Tell how many lines in the data below include the word "this". The answer is the number only.

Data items
________________

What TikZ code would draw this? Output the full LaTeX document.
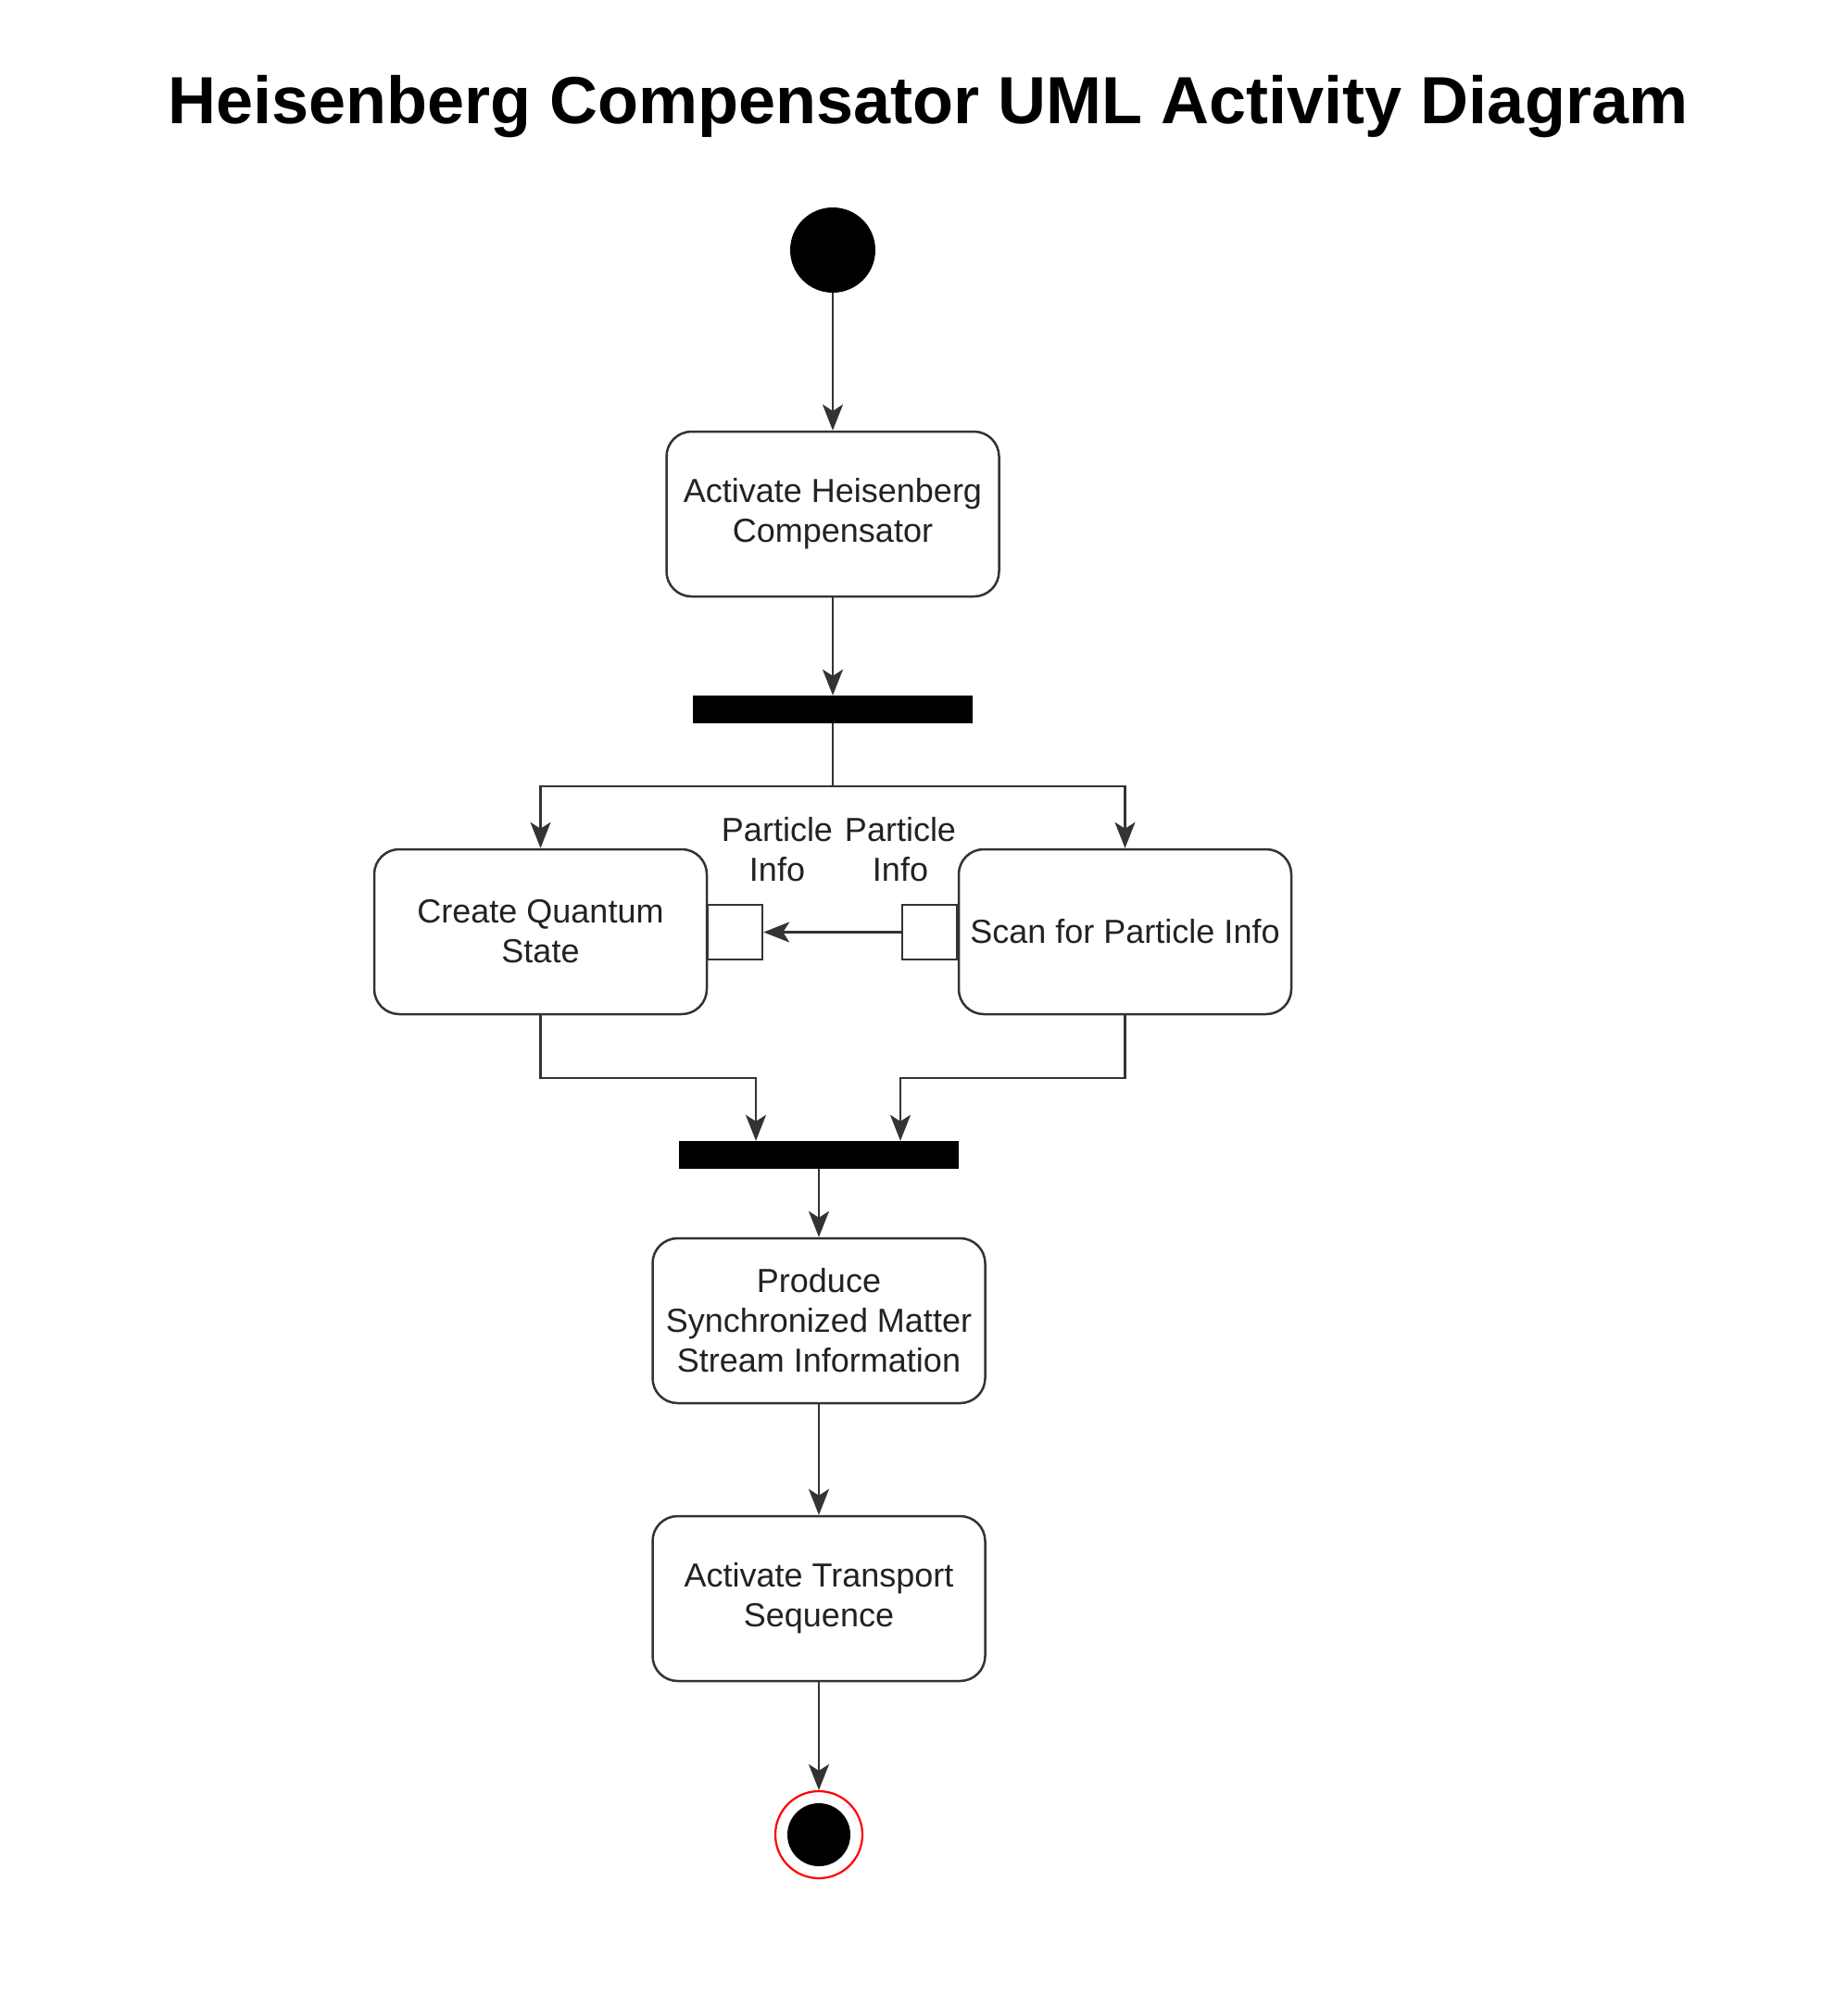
\documentclass[tikz,border=0pt]{standalone}
\usepackage{fontspec}
\setmainfont{Liberation Sans}
\usetikzlibrary{arrows.meta,positioning}
\definecolor{ln}{HTML}{333333}
\definecolor{tx}{HTML}{222222}
\tikzset{
  actbox/.style={draw=ln, line width=2.5pt, rounded corners=27pt, fill=white,
    minimum width=359pt, minimum height=178pt, align=center, inner sep=0pt,
    text=tx, font=\fontsize{36}{43}\selectfont},
  barbox/.style={fill=black, minimum width=302pt, minimum height=30pt, inner sep=0pt},
  pinbox/.style={draw=ln, line width=2.5pt, fill=white, minimum size=59pt, inner sep=0pt},
  pinlabel/.style={align=center, inner sep=0pt, text=tx, font=\fontsize{36}{43}\selectfont},
  arr/.style={draw=ln, line width=2.5pt, -{Stealth[length=28pt, width=22pt, inset=7pt]}},
  ln/.style={draw=ln, line width=2.5pt},
}
\begin{document}
\begin{tikzpicture}[x=1pt, y=-1pt]
\useasboundingbox (0,0) rectangle (1995,2153);
\fill[white] (0,0) rectangle (1995,2153);
% title
\node[anchor=base, inner sep=0pt, font=\fontsize{72}{86}\selectfont\bfseries] (title) at (1002,133) {Heisenberg Compensator UML Activity Diagram};
% start
\node[circle, fill=black, minimum size=92pt, inner sep=0pt] (start) at (899,270) {};
% actions
\node[actbox] (a1) at (899,555) {Activate Heisenberg\\Compensator};
\node[barbox] (f1) at (899,766) {};
\node[actbox] (lb) at (583.5,1006) {Create Quantum\\State};
\node[actbox] (rb) at (1214.5,1006) {Scan for Particle Info};
\node[pinbox] (p1) at (793.5,1006.5) {};
\node[pinbox] (p2) at (1003.5,1006.5) {};
\node[pinlabel] (l1) at (839,917) {Particle\\Info};
\node[pinlabel] (l2) at (972,917) {Particle\\Info};
\node[barbox] (f2) at (884,1247) {};
\node[actbox] (a3) at (884,1426) {Produce\\Synchronized Matter\\Stream Information};
\node[actbox] (a4) at (884,1726) {Activate Transport\\Sequence};
% end
\node[circle, draw=red, line width=2.2pt, fill=white, minimum size=94pt, inner sep=0pt] (endo) at (884,1981) {};
\node[circle, fill=black, minimum size=68pt, inner sep=0pt] (endi) at (884,1981) {};
% junction coordinates
\coordinate (j1) at (899,849);
\coordinate (k1) at (816,1164);
\coordinate (k2) at (972,1164);
% connectors
\draw[arr] (start) -- (a1);
\draw[arr] (a1) -- (f1);
\draw[ln] (f1) -- (j1);
\draw[arr] (j1) -| (lb);
\draw[arr] (j1) -| (rb);
\draw[arr] (p2) -- (p1);
\draw[arr] (lb) |- (k1) -- (k1 |- f2.north);
\draw[arr] (rb) |- (k2) -- (k2 |- f2.north);
\draw[arr] (f2) -- (a3);
\draw[arr] (a3) -- (a4);
\draw[arr] (a4) -- (endo);
\end{tikzpicture}
\end{document}
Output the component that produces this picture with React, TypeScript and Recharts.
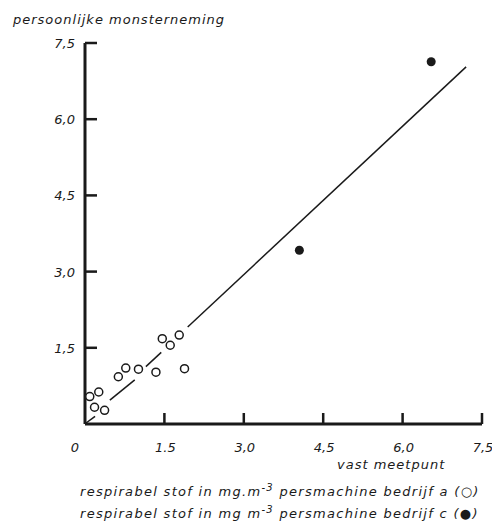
import { ReferenceLine, Scatter, ScatterChart, XAxis, YAxis } from "recharts";

const xTicks = [0, 1.5, 3.0, 4.5, 6.0, 7.5];
const xTickLabels = ["0", "1.5", "3,0", "4,5", "6,0", "7,5"];
const yTicks = [0, 1.5, 3.0, 4.5, 6.0, 7.5];
const yTickLabels = ["", "1,5", "3,0", "4,5", "6,0", "7,5"];

// bedrijf a (open circles)
const bedrijfAx = [0.09, 0.26, 0.18, 0.37, 0.63, 0.77, 1.01, 1.34, 1.46, 1.61, 1.78, 1.88];
const bedrijfAy = [0.54, 0.63, 0.33, 0.27, 0.93, 1.1, 1.08, 1.02, 1.68, 1.55, 1.75, 1.09];
// bedrijf c (filled)
const bedrijfCx = [4.05, 6.54];
const bedrijfCy = [3.42, 7.13];
// hand-drawn fit line, broken where it passes the circles
const lineStartX = [0.02, 0.47, 1.15, 1.94];
const lineStartY = [0.02, 0.47, 1.13, 1.91];
const lineEndX = [0.19, 0.94, 1.44, 7.2];
const lineEndY = [0.15, 0.87, 1.41, 7.03];

const ink = "#1a1a1a";
const font = "'DejaVu Sans', sans-serif";

const dataA = bedrijfAx.map((x, i) => ({ x, y: bedrijfAy[i] }));
const dataC = bedrijfCx.map((x, i) => ({ x, y: bedrijfCy[i] }));

function XTick(props: any) {
  const { x, y, index } = props;
  return (
    <g>
      {index > 0 && <rect x={x - 1.25} y={y - 11} width={2.5} height={11} fill={ink} />}
      <text
        x={index === 0 ? x - 10 : x + 1}
        y={y + 28}
        textAnchor="middle"
        fontSize={13}
        fontStyle="italic"
        fontFamily={font}
        fill={ink}
      >
        {xTickLabels[index]}
      </text>
    </g>
  );
}

function YTick(props: any) {
  const { x, y, index } = props;
  if (index === 0) return <g />;
  return (
    <g>
      <rect x={x} y={y - 1.25} width={12} height={2.5} fill={ink} />
      <text
        x={x - 10}
        y={y + 5}
        textAnchor="end"
        fontSize={13}
        fontStyle="italic"
        fontFamily={font}
        fill={ink}
      >
        {yTickLabels[index]}
      </text>
    </g>
  );
}

const OpenDot = (p: any) => (
  <circle cx={p.cx} cy={p.cy} r={4} fill="#fff" stroke={ink} strokeWidth={1.5} />
);
const FullDot = (p: any) => <circle cx={p.cx} cy={p.cy} r={4.5} fill={ink} />;

const textStyle = {
  position: "absolute" as const,
  fontFamily: font,
  fontStyle: "italic",
  fontSize: 13,
  color: ink,
  letterSpacing: 1,
  whiteSpace: "nowrap" as const,
};

export default function App() {
  return (
    <div style={{ position: "absolute", left: 0, top: 0, width: 492, height: 524, background: "#fff" }}>
      <div style={{ ...textStyle, left: 13, top: 12 }}>persoonlijke monsterneming</div>
      <ScatterChart width={492} height={524} margin={{ top: 43, right: 10, bottom: 99, left: 84 }}>
        <XAxis
          type="number"
          dataKey="x"
          domain={[0, 7.5]}
          ticks={xTicks}
          interval={0}
          height={1}
          tickSize={0}
          tickMargin={0}
          tick={<XTick />}
          axisLine={{ stroke: ink, strokeWidth: 3 }}
          tickLine={false}
        />
        <YAxis
          type="number"
          dataKey="y"
          domain={[0, 7.5]}
          ticks={yTicks}
          interval={0}
          width={1}
          tickSize={0}
          tickMargin={0}
          tick={<YTick />}
          axisLine={{ stroke: ink, strokeWidth: 3 }}
          tickLine={false}
        />
        {lineStartX.map((sx, i) => (
          <ReferenceLine
            key={i}
            segment={[
              { x: sx, y: lineStartY[i] },
              { x: lineEndX[i], y: lineEndY[i] },
            ]}
            stroke={ink}
            strokeWidth={1.5}
          />
        ))}
        <Scatter data={dataA} shape={OpenDot} isAnimationActive={false} />
        <Scatter data={dataC} shape={FullDot} isAnimationActive={false} />
      </ScatterChart>
      <div style={{ ...textStyle, left: 337, top: 457 }}>vast meetpunt</div>
      <div style={{ ...textStyle, left: 80, top: 484, letterSpacing: 1.3 }}>
        respirabel stof in mg.m<sup style={{ fontSize: 10, lineHeight: 0 }}>-3</sup> persmachine bedrijf a (○)
      </div>
      <div style={{ ...textStyle, left: 80, top: 506, letterSpacing: 1.3 }}>
        respirabel stof in mg m<sup style={{ fontSize: 10, lineHeight: 0 }}>-3</sup> persmachine bedrijf c (●)
      </div>
    </div>
  );
}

________________

* **COMPLETE ANSWER**
2